• [Goal] Examine the entries and show every line in which the word "with" is found.

• [Provided records]
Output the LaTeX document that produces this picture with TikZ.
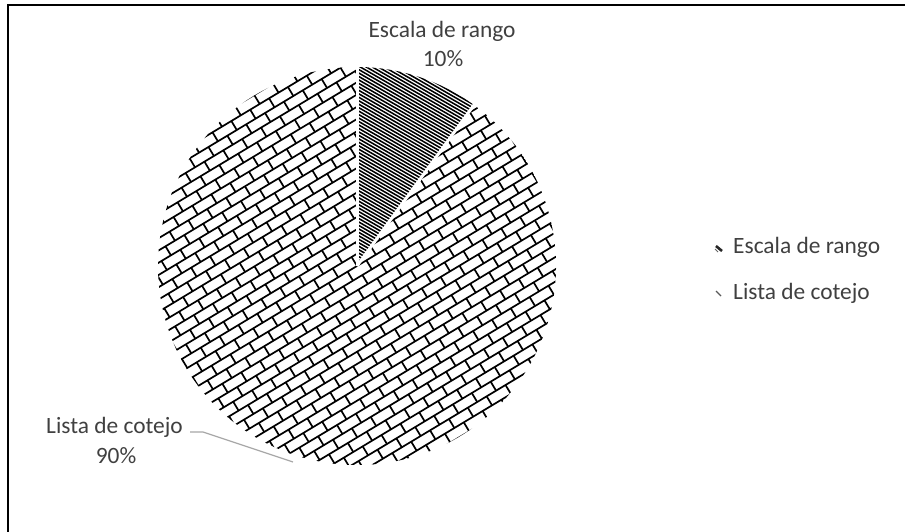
\documentclass[tikz,border=0pt]{standalone}
\usepackage{fontspec}
\usetikzlibrary{calc}
\setmainfont{Carlito}
\definecolor{txt}{HTML}{404040}
\definecolor{leadc}{HTML}{A6A6A6}
\tikzset{
  lbl/.style={text=txt, font=\fontsize{23.4}{28}\selectfont, inner sep=0pt},
  stripe/.style={line width=1.55pt, black},
  brick/.style={line width=1.7pt, black},
  sep/.style={white, line width=3pt},
  leader/.style={leadc, line width=1.2pt}
}
\begin{document}
\begin{tikzpicture}[x=1pt,y=1pt]
\useasboundingbox (0,0) rectangle (905,531);
% frame
\draw[line width=2pt] (8,526) rectangle (930,-20);
\coordinate (c) at (357,265);
% slice 1: 10%
\begin{scope}
  \clip (c) -- ++(90:199) arc[start angle=90,end angle=54,radius=199] -- cycle;
  \begin{scope}[shift={(357,265)}, rotate=-30]
    \draw[stripe] \foreach \k in {-75,...,75} {(-215,\k*3) -- (215,\k*3)};
  \end{scope}
\end{scope}
% slice 2: 90%
\begin{scope}
  \clip (c) -- ++(54:199) arc[start angle=54,end angle=-90,radius=199]
        arc[start angle=-90,end angle=-270,radius=199] -- cycle;
  \begin{scope}[shift={(357,265)}, rotate=31]
    \foreach \i in {-24,...,24} {
      \pgfmathsetmacro\yy{\i*10.5}
      \pgfmathsetmacro\yt{\i*10.5+10.5}
      \pgfmathsetmacro\off{mod(\i+40,2)*11}
      \draw[brick] (-260,\yy) -- (260,\yy);
      \foreach \j in {-13,...,13} {
        \pgfmathsetmacro\xx{\j*22+\off}
        \draw[brick] (\xx,\yy) -- (\xx,\yt);
      }
    }
  \end{scope}
\end{scope}
% slice separators
\coordinate (r1) at ($(c)+(90:200)$);
\coordinate (r2) at ($(c)+(54:200)$);
\draw[sep] (c) -- (r1);
\draw[sep] (c) -- (r2);
% data labels
\node[lbl, anchor=base] (t1) at (442,493.3) {Escala de rango};
\node[lbl, anchor=base] (t2) at (443,464.3) {10\%};
\node[lbl, anchor=base] (t3) at (114.5,98) {Lista de cotejo};
\node[lbl, anchor=base] (t4) at (116,68) {90\%};
% leader line
\coordinate (la) at (190,99);
\coordinate (lb) at (203,99);
\coordinate (lc) at (293,69);
\draw[leader] (la) -- (lb) -- (lc);
% legend
\node[lbl, anchor=base west] (g1) at (733,277) {Escala de rango};
\node[lbl, anchor=base west] (g2) at (733,232) {Lista de cotejo};
\coordinate (m1a) at (716,285);
\coordinate (m1b) at (722,280);
\draw[line width=2.6pt, black!85] (m1a) -- (m1b);
\draw[line width=1pt, black!60] (715,282) -- (718,279);
\coordinate (m2a) at (716,240);
\coordinate (m2b) at (721,235);
\draw[line width=1.3pt, black!65] (m2a) -- (m2b);
\end{tikzpicture}
\end{document}
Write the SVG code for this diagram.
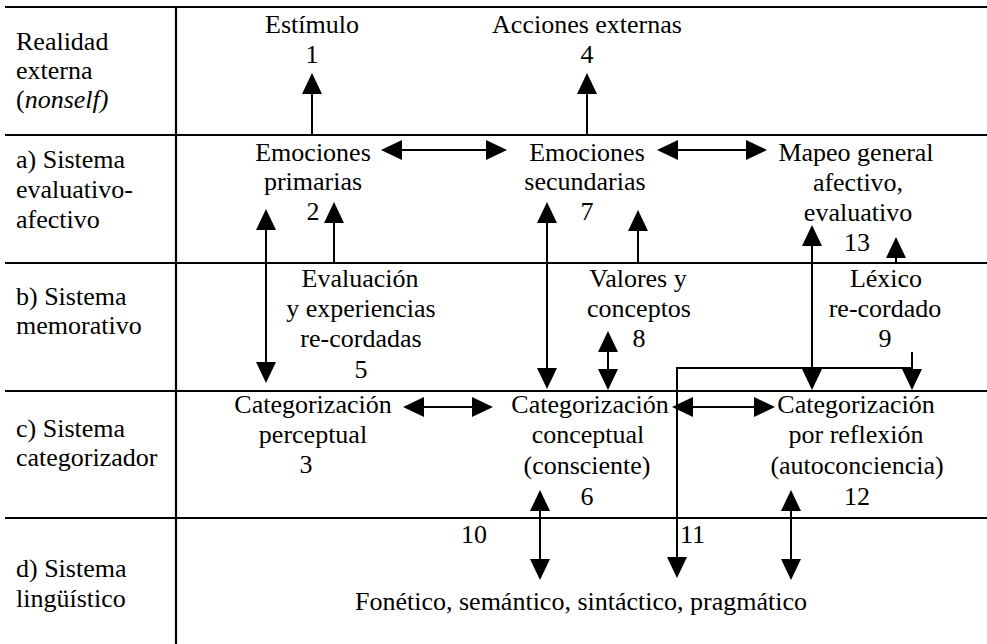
<svg xmlns="http://www.w3.org/2000/svg" width="987" height="644" viewBox="0 0 987 644" font-family="'Liberation Serif', Tinos, 'Times New Roman', 'DejaVu Serif', serif">
<style>
text{font-family:'Liberation Serif',Tinos,'Times New Roman','DejaVu Serif',serif;font-size:26px;fill:#000}
.c{text-anchor:middle}
.grid{stroke:#000;stroke-width:2.2;fill:none}
.cn line,.cn path{stroke:#000;stroke-width:2;fill:none}
.s{marker-end:url(#ah)}
.d{marker-start:url(#ah);marker-end:url(#ah)}
</style>
<defs>
<marker id="ah" markerUnits="userSpaceOnUse" markerWidth="21" markerHeight="20" refX="0" refY="10" orient="auto-start-reverse" viewBox="0 0 21 20">
<path d="M0,0 L21,10 L0,20 z" fill="#000"/>
</marker>
</defs>
<rect width="987" height="644" fill="#fff"/>
<g id="grid" class="grid">
<line x1="5" y1="7" x2="987" y2="7"/>
<line x1="5" y1="135" x2="987" y2="135"/>
<line x1="5" y1="263" x2="987" y2="263"/>
<line x1="5" y1="391" x2="987" y2="391"/>
<line x1="5" y1="518" x2="987" y2="518"/>
<line x1="176" y1="7" x2="176" y2="644"/>
</g>
<g id="labels">
<text x="16" y="50">Realidad</text>
<text x="16" y="79">externa</text>
<text x="16" y="108">(<tspan font-style="italic">nonself)</tspan></text>
<text x="16" y="168">a) Sistema</text>
<text x="16" y="198">evaluativo-</text>
<text x="16" y="228">afectivo</text>
<text x="16" y="305">b) Sistema</text>
<text x="16" y="334">memorativo</text>
<text x="16" y="437">c) Sistema</text>
<text x="16" y="466">categorizador</text>
<text x="16" y="577">d) Sistema</text>
<text x="16" y="607">lingüístico</text>
</g>
<g id="n1"><text class="c" x="312" y="33">Estímulo</text><text class="c" x="312" y="63">1</text></g>
<g id="n4"><text class="c" x="587" y="33">Acciones externas</text><text class="c" x="587" y="63">4</text></g>
<g id="n2"><text class="c" x="313" y="161">Emociones</text><text class="c" x="313" y="190">primarias</text><text class="c" x="313" y="220">2</text></g>
<g id="n7"><text class="c" x="587" y="161">Emociones</text><text class="c" x="585" y="190">secundarias</text><text class="c" x="587" y="220">7</text></g>
<g id="n13"><text class="c" x="856" y="161">Mapeo general</text><text class="c" x="858" y="191">afectivo,</text><text class="c" x="858" y="221">evaluativo</text><text class="c" x="857" y="251">13</text></g>
<g id="n5"><text class="c" x="360" y="287">Evaluación</text><text class="c" x="361" y="317">y experiencias</text><text class="c" x="361" y="347">re-cordadas</text><text class="c" x="361" y="378">5</text></g>
<g id="n8"><text class="c" x="638" y="287">Valores y</text><text class="c" x="639" y="317">conceptos</text><text class="c" x="639" y="347">8</text></g>
<g id="n9"><text class="c" x="886" y="287">Léxico</text><text class="c" x="885" y="317">re-cordado</text><text class="c" x="885" y="347">9</text></g>
<g id="n3"><text class="c" x="313" y="413">Categorización</text><text class="c" x="313" y="443">perceptual</text><text class="c" x="306" y="473">3</text></g>
<g id="n6"><text class="c" x="590" y="413">Categorización</text><text class="c" x="588" y="443">conceptual</text><text class="c" x="587" y="474">(consciente)</text><text class="c" x="587" y="505">6</text></g>
<g id="n12"><text class="c" x="856" y="413">Categorización</text><text class="c" x="856" y="443">por reflexión</text><text class="c" x="857" y="474">(autoconciencia)</text><text class="c" x="857" y="505">12</text></g>
<g id="nling"><text class="c" x="581" y="610">Fonético, semántico, sintáctico, pragmático</text></g>
<g id="edge-labels"><text class="c" x="474" y="543">10</text><text x="680" y="543">11</text></g>
<g id="connectors" class="cn">
<line class="s" x1="312" y1="135" x2="312" y2="94"/>
<line class="s" x1="587" y1="135" x2="587" y2="94"/>
<line class="d" x1="402" y1="150" x2="486" y2="150"/>
<line class="d" x1="678" y1="150" x2="746" y2="150"/>
<line class="d" x1="266" y1="230" x2="266" y2="362"/>
<line class="s" x1="334" y1="263" x2="334" y2="223"/>
<line class="d" x1="547" y1="223" x2="547" y2="368"/>
<line class="s" x1="638" y1="263" x2="638" y2="231"/>
<line class="d" x1="608" y1="352" x2="608" y2="369"/>
<line class="d" x1="812" y1="246" x2="812" y2="369"/>
<line class="s" x1="896" y1="263" x2="896" y2="258"/>
<path class="s" d="M912,352 V369"/>
<path class="s" d="M912,368 H677 V557"/>
<line class="d" x1="424" y1="407" x2="472" y2="407"/>
<line class="d" x1="693" y1="407" x2="754" y2="407"/>
<line class="d" x1="540" y1="511" x2="540" y2="559"/>
<line class="d" x1="791" y1="511" x2="791" y2="559"/>
</g>
</svg>
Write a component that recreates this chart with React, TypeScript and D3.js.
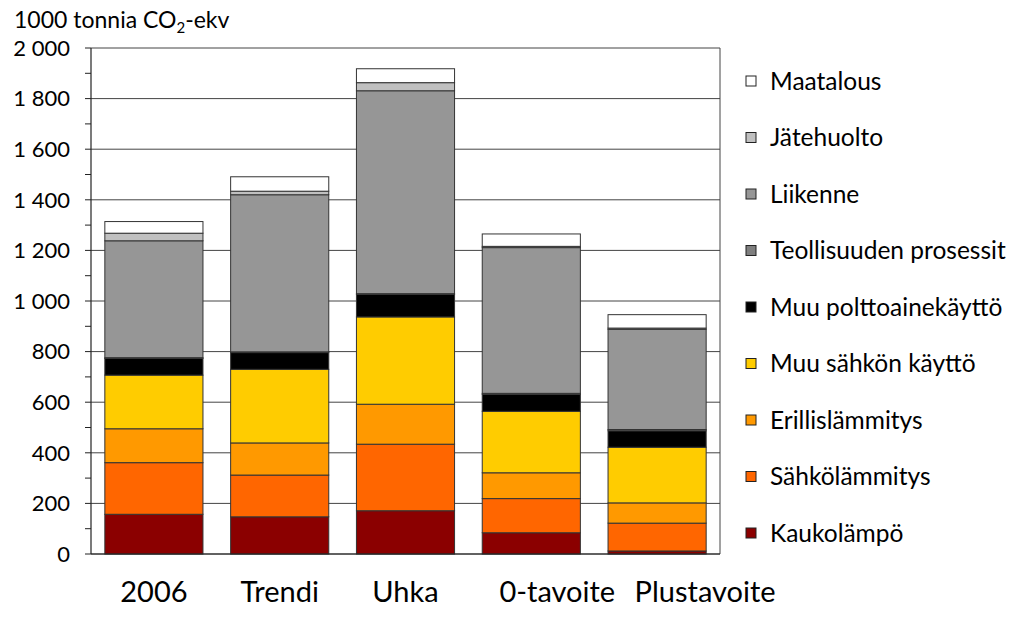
import React from "react";
import * as d3 from "d3";

const categories = ["2006", "Trendi", "Uhka", "0-tavoite", "Plustavoite"];
const seriesNames = [
  "Kaukolämpö",
  "Sähkölämmitys",
  "Erillislämmitys",
  "Muu sähkön käyttö",
  "Muu polttoainekäyttö",
  "Teollisuuden prosessit",
  "Liikenne",
  "Jätehuolto",
  "Maatalous",
];
const seriesColors = ["#8B0000", "#FF6600", "#FF9900", "#FFCC00", "#000000", "#7F7F7F", "#969696", "#C0C0C0", "#FFFFFF"];

const kaukolampo = [157, 147, 171, 84, 12];
const sahkolammitys = [204, 165, 263, 135, 110];
const erillislammitys = [134, 127, 158, 102, 80];
const muuSahkonKaytto = [212, 291, 345, 243, 220];
const muuPolttoaine = [66, 66, 89, 67, 65];
const teollisuudenProsessit = [3, 3, 3, 4, 5];
const liikenne = [462, 621, 802, 576, 396];
const jatehuolto = [30, 14, 32, 5, 5];
const maatalous = [46, 57, 55, 49, 53];

const seriesValues = [
  kaukolampo,
  sahkolammitys,
  erillislammitys,
  muuSahkonKaytto,
  muuPolttoaine,
  teollisuudenProsessit,
  liikenne,
  jatehuolto,
  maatalous,
];

const yTicks = [0, 200, 400, 600, 800, 1000, 1200, 1400, 1600, 1800, 2000];
const yTickLabels = ["0", "200", "400", "600", "800", "1 000", "1 200", "1 400", "1 600", "1 800", "2 000"];

const W = 1012;
const H = 621;
const plot = { left: 91, right: 720, top: 48, bottom: 554 };
const FONT = "Lato, 'Open Sans', sans-serif";
// horizontal nudge of category labels as placed in the original figure
const labelShift = [0, 0, 0, 26, 48];

export default function App() {
  const x = d3
    .scaleBand<string>()
    .domain(categories)
    .range([plot.left, plot.right])
    .paddingInner(0.22)
    .paddingOuter(0.11);
  const y = d3.scaleLinear().domain([0, 2000]).range([plot.bottom, plot.top]);

  const rows = categories.map((c, i) => {
    const r: any = { cat: c };
    seriesNames.forEach((s, j) => (r[s] = seriesValues[j][i]));
    return r;
  });
  const stacked = d3.stack().keys(seriesNames)(rows);

  const minorTicks = d3.range(100, 2000, 200);
  const legendItems = seriesNames.map((n, i) => ({ name: n, color: seriesColors[i] })).reverse();
  const legendY0 = 81;
  const legendStep = 56.5;

  return (
    <svg
      width={W}
      height={H}
      style={{ position: "absolute", left: 0, top: 0, background: "#fff" }}
      fontFamily={FONT}
    >
      <rect x={0} y={0} width={W} height={H} fill="#fff" />
      {yTicks.map((t) => (
        <line key={"g" + t} x1={plot.left} x2={plot.right} y1={y(t)} y2={y(t)} stroke="#444" strokeWidth={1} />
      ))}
      <line x1={plot.right} x2={plot.right} y1={plot.top} y2={plot.bottom} stroke="#444" strokeWidth={1} />

      {stacked.map((layer, j) => (
        <g key={layer.key}>
          {layer.map((d, i) => (
            <rect
              key={i}
              x={x(categories[i])!}
              width={x.bandwidth()}
              y={y(d[1])}
              height={Math.max(0, y(d[0]) - y(d[1]))}
              fill={seriesColors[j]}
              stroke="#333"
              strokeWidth={1}
            />
          ))}
        </g>
      ))}

      <line x1={plot.left} x2={plot.left} y1={plot.top} y2={plot.bottom} stroke="#222" strokeWidth={1.2} />
      <line x1={plot.left} x2={plot.right} y1={plot.bottom} y2={plot.bottom} stroke="#222" strokeWidth={1.2} />
      {yTicks.map((t) => (
        <line key={"t" + t} x1={plot.left - 6} x2={plot.left} y1={y(t)} y2={y(t)} stroke="#222" strokeWidth={1} />
      ))}
      {minorTicks.map((t) => (
        <line key={"m" + t} x1={plot.left - 6} x2={plot.left} y1={y(t)} y2={y(t)} stroke="#222" strokeWidth={1} />
      ))}
      {yTicks.map((t, i) => (
        <text key={"l" + t} x={70} y={y(t)} dy="0.35em" textAnchor="end" fontSize={22} fill="#000">
          {yTickLabels[i]}
        </text>
      ))}

      {categories.map((c, i) => (
        <text
          key={c}
          x={x(c)! + x.bandwidth() / 2 + labelShift[i]}
          y={602}
          textAnchor="middle"
          fontSize={29}
          fill="#000"
        >
          {c}
        </text>
      ))}

      <text x={14} y={28} fontSize={23} fill="#000">
        1000 tonnia CO
        <tspan fontSize={15} dy={5}>2</tspan>
        <tspan dy={-5}>-ekv</tspan>
      </text>

      {legendItems.map((it, i) => (
        <g key={it.name} transform={`translate(746, ${legendY0 + i * legendStep})`}>
          <rect x={0} y={-5} width={10} height={10} fill={it.color} stroke="#222" strokeWidth={1} />
          <text x={24} y={0} dy="0.35em" fontSize={24.5} fill="#000">
            {it.name}
          </text>
        </g>
      ))}
    </svg>
  );
}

• [Worked answer]
Output the LaTeX document that produces this picture with TikZ.
Write a component that recreates this chart with React, TypeScript and D3.js.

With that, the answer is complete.